On the night after the funeral my father decided to get a motel room and sleep instead of drive back to California in the middle of the night. They didn't want Brandon to drive all night either so offered for him to stay in the room where the boys, Justin, and Shawn were sleeping. I was to sleep in the room next door but being 20 years old, I wasn't about to sleep with mommy and daddy so I snuck over to the room next door.

Brandon and I talked all night until we eventually fell asleep with 2 week old Whitney right in between us. He admits to me that he would try to hold my hand during the night like boys did in elementary school, but I don't think he ever got the courage to do it. It was the coolest feeling ever. I left the next day with this feeling I had never felt before. A connection that felt so intense, I knew that everything after that night was going to be alright.

Once back to our homes, Brandon and I started to email eachother 3 times a day. We even made im dates and just chatted, or typed back and forth to eachother. We were dating as you could say, only we were using the internet as our movie theatre.
We had good conversations and it was through those conversations that I realized I loved this boy. It is so much easier to express yourself in letters then talking and especially for boys. He had given up on my super cute sister and moved to me. Thats how it always was though so I was used to it. Kari has the most awesome personality. Its hard to not love her.

I wanted to take Whitney to Orange County that the jerks family could see her and I very well could have taken a bus, but Brandon drove 10 hours from Utah only to drive 8 hours to Southern California to take me there. Brandon, Ricci, who was my rock until Brandon came along, and I set out for Southern Cali. It was a fun trip and lets just say, only brought us closer, but we had to go home, and so did Brandon. Back to Utah.

Then he made a huge sacrfice and left his family and friends to move to California. This way we could date for real and see if our relationship was really going to go anywhere. And it did.
It was only a few months after he move that we decided to get get married. We had planned on having a summmer wedding, but after a lot or trips to the Er, it was determined that I needed my Gall Bladder out. This was worse then having a baby!! We finally got married on October the 8th 1999. Just 10 months after we met. We lived in Woodland as The Andersons' for only a few months and in the early spring of 2000 moved to Utah. With no jobs and no place of our own. We lived with Kari and Darin , whom Kari had recently married, in a very small basement apartment. Like all newly weds, we fought, which was very bad because Kari was very pregnant with Damon and I know it was a nightmare for her.

But we did gets jobs and our own place and then our own, non rent place and so on. Its been 8 years now and although we have had rough times, we love eachother and we love Utah. In the past 8 years, we have moved 10 times, had 3 more kids, bought a house, sold a house, remodeled a condo, change career paths, and started attending college. Brandon an Electrical program and I, Culinary Arts.
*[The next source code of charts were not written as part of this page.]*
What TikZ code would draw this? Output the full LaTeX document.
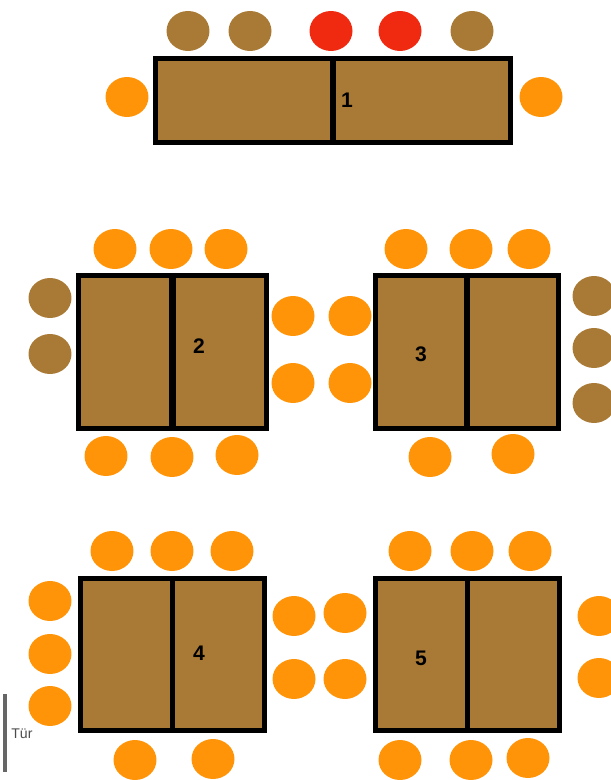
\documentclass[tikz,border=0pt]{standalone}
\usepackage{fontspec}
\setmainfont{Liberation Sans}
\usepackage{tikz}
\usetikzlibrary{shapes.geometric}

\definecolor{tablebrown}{HTML}{A97A35}
\definecolor{seatorange}{HTML}{FF9408}
\definecolor{seatred}{HTML}{F02A10}

\begin{document}
\begin{tikzpicture}[
  x=0.02cm, y=-0.02cm,
  font=\large\bfseries,
  seat/.style={ellipse, inner sep=0pt, minimum width=0.86cm, minimum height=0.8cm},
  free/.style={seat, fill=seatorange},
  taken/.style={seat, fill=tablebrown},
  reserved/.style={seat, fill=seatred},
  tablebox/.style={draw=black, fill=tablebrown, line width=2.9pt, inner sep=0pt},
  divider/.style={draw=black, line width=3.1pt},
]
\useasboundingbox (0,0) rectangle (611,780);
\clip (0,0) rectangle (611,780);

% Tables
\node[tablebox, minimum width=7.1cm, minimum height=1.68cm] (table1) at (333,100.5) {};
\node[tablebox, minimum width=3.76cm, minimum height=3.06cm] (table2) at (172.5,352) {};
\node[tablebox, minimum width=3.66cm, minimum height=3.06cm] (table3) at (467,352) {};
\node[tablebox, minimum width=3.68cm, minimum height=3.04cm] (table4) at (172.5,654.5) {};
\node[tablebox, minimum width=3.68cm, minimum height=3.04cm] (table5) at (467.5,654.5) {};

% Dividers
\draw[divider] (table1.north) -- (table1.south);
\draw[divider, line width=3.8pt] (table2.north) -- (table2.south);
\draw[divider] (table3.north) -- (table3.south);
\draw[divider] (table4.north) -- (table4.south);
\draw[divider] (table5.north) -- (table5.south);

% Table numbers
\node (num1) at (347,100) {1};
\node (num2) at (199,346) {2};
\node (num3) at (421,354) {3};
\node (num4) at (199,653) {4};
\node (num5) at (421,658) {5};

% Seats at table 1
\foreach \x/\y/\kind [count=\i] in {188/31/taken,250/31/taken,331/31/reserved,400/31/reserved,472/31/taken,127/97/free,541/97/free}
  \node[\kind] (a\i) at (\x,\y) {};

% Seats at table 2
\foreach \x/\y/\kind [count=\i] in {115/249/free,171/249/free,226/249/free,50/298/taken,50/354/taken,293/316/free,293/383/free,106/456/free,172/457/free,237/455/free}
  \node[\kind] (b\i) at (\x,\y) {};

% Seats at table 3
\foreach \x/\y/\kind [count=\i] in {406/249/free,471/249/free,529/249/free,350/316/free,350/383/free,594/296/taken,594/348/taken,594/403/taken,430/457/free,513/454/free}
  \node[\kind] (c\i) at (\x,\y) {};

% Seats at table 4
\foreach \x/\y/\kind [count=\i] in {112/551/free,172/551/free,232/551/free,50/601/free,50/654/free,50/706/free,294/616/free,294/679/free,135/760/free,213/759/free}
  \node[\kind] (d\i) at (\x,\y) {};

% Seats at table 5
\foreach \x/\y/\kind [count=\i] in {410/551/free,472/551/free,530/551/free,345/613/free,345/679/free,599/616/free,599/678/free,400/760/free,471/760/free,528/758/free}
  \node[\kind] (e\i) at (\x,\y) {};

% Door
\coordinate (doortop) at (5,694);
\coordinate (doorbottom) at (5,772);
\draw[gray!80!black, line width=2pt] (doortop) -- (doorbottom);
\node[font=\footnotesize, text=black!70, inner sep=0pt, anchor=west] (door) at (11,734) {Tür};
\end{tikzpicture}
\end{document}
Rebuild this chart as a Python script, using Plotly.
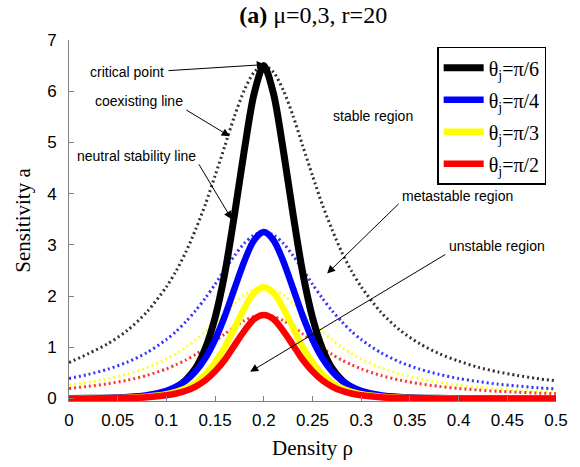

I didn't mean for this to be a novel, but I think recapping your memories and the paths you take to get where you are, helps you be thankful for all that you have and reminds you of why youmade the choices that did. Seeing that tomorrow is Thanksgiving, I am realizing that I do in fact have a lot to be thankful for. Thanks for reading about my journey. I promise the next one will be much shorter. Happy Thanksgiving Everybody!